- **Provided data**
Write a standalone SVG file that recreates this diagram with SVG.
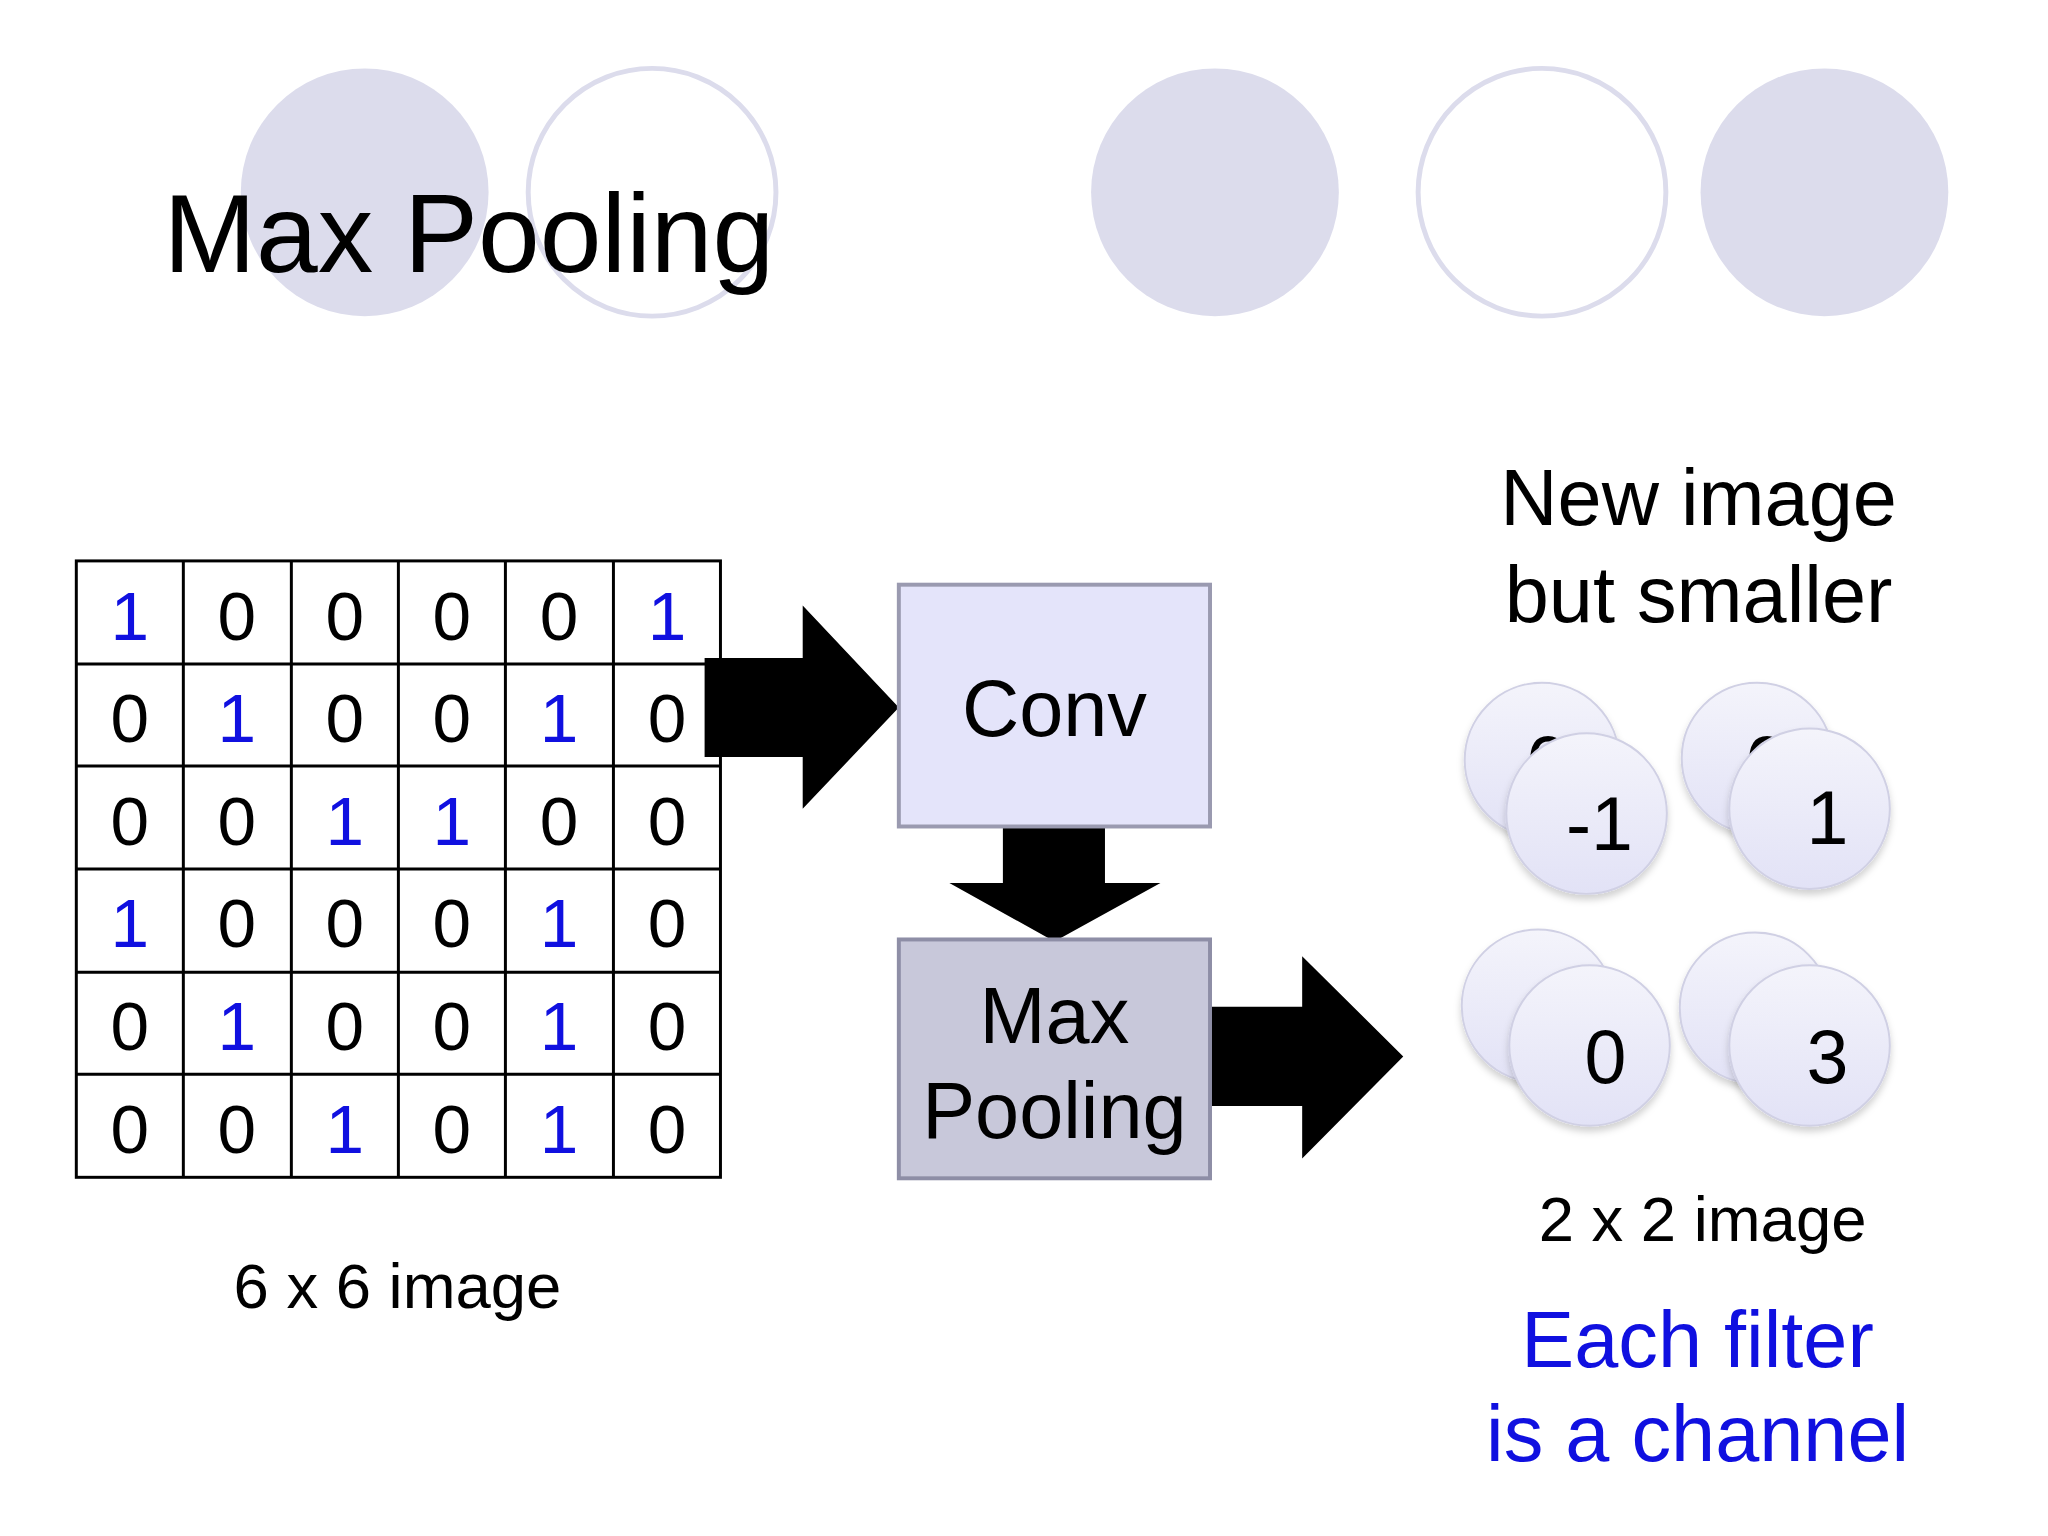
<svg xmlns="http://www.w3.org/2000/svg" width="2048" height="1536" viewBox="0 0 2048 1536">
<defs>
<linearGradient id="cg" x1="0" y1="0" x2="0" y2="1"><stop offset="0" stop-color="#f4f4fb"/><stop offset="1" stop-color="#e2e2f6"/></linearGradient>
<filter id="sh" x="-20%" y="-20%" width="140%" height="150%"><feDropShadow dx="0" dy="5" stdDeviation="4" flood-color="#000" flood-opacity="0.18"/></filter>
</defs>
<style>
text{font-family:"Liberation Sans",Arial,sans-serif;text-anchor:middle;fill:#000}
.d{font-size:70px}.b{fill:#1010e0}
.cell{fill:none;stroke:#000;stroke-width:3}
.coin{fill:url(#cg);stroke:#d0d0e4;stroke-width:2;filter:url(#sh)}
.deco{fill:#dcdcec}.deco2{fill:none;stroke:#dcdcec;stroke-width:5}
</style>
<rect width="2048" height="1536" fill="#fff"/>
<g transform="scale(0.991)">
<g id="decor">
<circle class="deco" cx="368" cy="194" r="125"/><circle class="deco2" cx="658" cy="194" r="125"/>
<circle class="deco" cx="1226" cy="194" r="125"/><circle class="deco2" cx="1556" cy="194" r="125"/>
<circle class="deco" cx="1841" cy="194" r="125"/>
</g>
<text x="165" y="274" style="font-size:112px;text-anchor:start">Max Pooling</text>
<g id="grid">
<rect class="cell" x="77" y="566" width="650" height="622"/>
<path class="cell" d="M185 566V1188M294 566V1188M402 566V1188M510 566V1188M619 566V1188M77 670H727M77 773H727M77 877H727M77 981H727M77 1084H727"/>
<g class="d">
<text x="131" y="646" class="b">1</text><text x="239" y="646">0</text><text x="348" y="646">0</text><text x="456" y="646">0</text><text x="564" y="646">0</text><text x="673" y="646" class="b">1</text>
<text x="131" y="749">0</text><text x="239" y="749" class="b">1</text><text x="348" y="749">0</text><text x="456" y="749">0</text><text x="564" y="749" class="b">1</text><text x="673" y="749">0</text>
<text x="131" y="853">0</text><text x="239" y="853">0</text><text x="348" y="853" class="b">1</text><text x="456" y="853" class="b">1</text><text x="564" y="853">0</text><text x="673" y="853">0</text>
<text x="131" y="956" class="b">1</text><text x="239" y="956">0</text><text x="348" y="956">0</text><text x="456" y="956">0</text><text x="564" y="956" class="b">1</text><text x="673" y="956">0</text>
<text x="131" y="1060">0</text><text x="239" y="1060" class="b">1</text><text x="348" y="1060">0</text><text x="456" y="1060">0</text><text x="564" y="1060" class="b">1</text><text x="673" y="1060">0</text>
<text x="131" y="1163">0</text><text x="239" y="1163">0</text><text x="348" y="1163" class="b">1</text><text x="456" y="1163">0</text><text x="564" y="1163" class="b">1</text><text x="673" y="1163">0</text>
</g>
<text x="401" y="1320" style="font-size:64px">6 x 6 image</text>
</g>
<g id="connectors" fill="#000">
<polygon points="711,664 810,664 810,611 907,714 810,816 810,764 711,764"/>
<polygon points="1012,834 1115,834 1115,891 1171,891 1064,950 958,891 1012,891"/>
<polygon points="1215,1016 1314,1016 1314,965 1416,1066 1314,1169 1314,1116 1215,1116"/>
</g>
<g id="conv">
<rect x="907" y="590" width="314" height="244" fill="#e4e4fa" stroke="#9a9ab0" stroke-width="4"/>
<text x="1064" y="743" style="font-size:80px">Conv</text>
</g>
<g id="maxpool">
<rect x="907" y="948" width="314" height="241" fill="#c8c8da" stroke="#8e8ea6" stroke-width="4"/>
<text x="1064" y="1052" style="font-size:80px">Max</text>
<text x="1064" y="1148" style="font-size:80px">Pooling</text>
</g>
<g id="output">
<text x="1714" y="530" style="font-size:80px">New image</text>
<text x="1714" y="628" style="font-size:80px">but smaller</text>
<g style="font-size:76px">
<circle class="coin" cx="1556" cy="767" r="78"/><text x="1562" y="796">0</text>
<circle class="coin" cx="1601" cy="821" r="81"/><text x="1614" y="858">-1</text>
<circle class="coin" cx="1773" cy="765" r="76"/><text x="1783" y="796">0</text>
<circle class="coin" cx="1826" cy="816" r="81"/><text x="1844" y="852">1</text>
<circle class="coin" cx="1552" cy="1015" r="77"/>
<circle class="coin" cx="1604" cy="1055" r="81"/><text x="1620" y="1093">0</text>
<circle class="coin" cx="1771" cy="1017" r="76"/>
<circle class="coin" cx="1826" cy="1055" r="81"/><text x="1844" y="1093">3</text>
</g>
<text x="1718" y="1252" style="font-size:64px">2 x 2 image</text>
<text x="1713" y="1379" class="b" style="font-size:80px">Each filter</text>
<text x="1713" y="1474" class="b" style="font-size:80px">is a channel</text>
</g>
</g>
</svg>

- **Aim**
Repeat the listing verbatim. Skip the pictures.

- **Solution to this exercise**
Write a standalone SVG file that recreates this diagram with SVG.
<svg xmlns="http://www.w3.org/2000/svg" width="2048" height="1536" viewBox="0 0 2048 1536">
<defs>
<linearGradient id="cg" x1="0" y1="0" x2="0" y2="1"><stop offset="0" stop-color="#f4f4fb"/><stop offset="1" stop-color="#e2e2f6"/></linearGradient>
<filter id="sh" x="-20%" y="-20%" width="140%" height="150%"><feDropShadow dx="0" dy="5" stdDeviation="4" flood-color="#000" flood-opacity="0.18"/></filter>
</defs>
<style>
text{font-family:"Liberation Sans",Arial,sans-serif;text-anchor:middle;fill:#000}
.d{font-size:70px}.b{fill:#1010e0}
.cell{fill:none;stroke:#000;stroke-width:3}
.coin{fill:url(#cg);stroke:#d0d0e4;stroke-width:2;filter:url(#sh)}
.deco{fill:#dcdcec}.deco2{fill:none;stroke:#dcdcec;stroke-width:5}
</style>
<rect width="2048" height="1536" fill="#fff"/>
<g transform="scale(0.991)">
<g id="decor">
<circle class="deco" cx="368" cy="194" r="125"/><circle class="deco2" cx="658" cy="194" r="125"/>
<circle class="deco" cx="1226" cy="194" r="125"/><circle class="deco2" cx="1556" cy="194" r="125"/>
<circle class="deco" cx="1841" cy="194" r="125"/>
</g>
<text x="165" y="274" style="font-size:112px;text-anchor:start">Max Pooling</text>
<g id="grid">
<rect class="cell" x="77" y="566" width="650" height="622"/>
<path class="cell" d="M185 566V1188M294 566V1188M402 566V1188M510 566V1188M619 566V1188M77 670H727M77 773H727M77 877H727M77 981H727M77 1084H727"/>
<g class="d">
<text x="131" y="646" class="b">1</text><text x="239" y="646">0</text><text x="348" y="646">0</text><text x="456" y="646">0</text><text x="564" y="646">0</text><text x="673" y="646" class="b">1</text>
<text x="131" y="749">0</text><text x="239" y="749" class="b">1</text><text x="348" y="749">0</text><text x="456" y="749">0</text><text x="564" y="749" class="b">1</text><text x="673" y="749">0</text>
<text x="131" y="853">0</text><text x="239" y="853">0</text><text x="348" y="853" class="b">1</text><text x="456" y="853" class="b">1</text><text x="564" y="853">0</text><text x="673" y="853">0</text>
<text x="131" y="956" class="b">1</text><text x="239" y="956">0</text><text x="348" y="956">0</text><text x="456" y="956">0</text><text x="564" y="956" class="b">1</text><text x="673" y="956">0</text>
<text x="131" y="1060">0</text><text x="239" y="1060" class="b">1</text><text x="348" y="1060">0</text><text x="456" y="1060">0</text><text x="564" y="1060" class="b">1</text><text x="673" y="1060">0</text>
<text x="131" y="1163">0</text><text x="239" y="1163">0</text><text x="348" y="1163" class="b">1</text><text x="456" y="1163">0</text><text x="564" y="1163" class="b">1</text><text x="673" y="1163">0</text>
</g>
<text x="401" y="1320" style="font-size:64px">6 x 6 image</text>
</g>
<g id="connectors" fill="#000">
<polygon points="711,664 810,664 810,611 907,714 810,816 810,764 711,764"/>
<polygon points="1012,834 1115,834 1115,891 1171,891 1064,950 958,891 1012,891"/>
<polygon points="1215,1016 1314,1016 1314,965 1416,1066 1314,1169 1314,1116 1215,1116"/>
</g>
<g id="conv">
<rect x="907" y="590" width="314" height="244" fill="#e4e4fa" stroke="#9a9ab0" stroke-width="4"/>
<text x="1064" y="743" style="font-size:80px">Conv</text>
</g>
<g id="maxpool">
<rect x="907" y="948" width="314" height="241" fill="#c8c8da" stroke="#8e8ea6" stroke-width="4"/>
<text x="1064" y="1052" style="font-size:80px">Max</text>
<text x="1064" y="1148" style="font-size:80px">Pooling</text>
</g>
<g id="output">
<text x="1714" y="530" style="font-size:80px">New image</text>
<text x="1714" y="628" style="font-size:80px">but smaller</text>
<g style="font-size:76px">
<circle class="coin" cx="1556" cy="767" r="78"/><text x="1562" y="796">0</text>
<circle class="coin" cx="1601" cy="821" r="81"/><text x="1614" y="858">-1</text>
<circle class="coin" cx="1773" cy="765" r="76"/><text x="1783" y="796">0</text>
<circle class="coin" cx="1826" cy="816" r="81"/><text x="1844" y="852">1</text>
<circle class="coin" cx="1552" cy="1015" r="77"/>
<circle class="coin" cx="1604" cy="1055" r="81"/><text x="1620" y="1093">0</text>
<circle class="coin" cx="1771" cy="1017" r="76"/>
<circle class="coin" cx="1826" cy="1055" r="81"/><text x="1844" y="1093">3</text>
</g>
<text x="1718" y="1252" style="font-size:64px">2 x 2 image</text>
<text x="1713" y="1379" class="b" style="font-size:80px">Each filter</text>
<text x="1713" y="1474" class="b" style="font-size:80px">is a channel</text>
</g>
</g>
</svg>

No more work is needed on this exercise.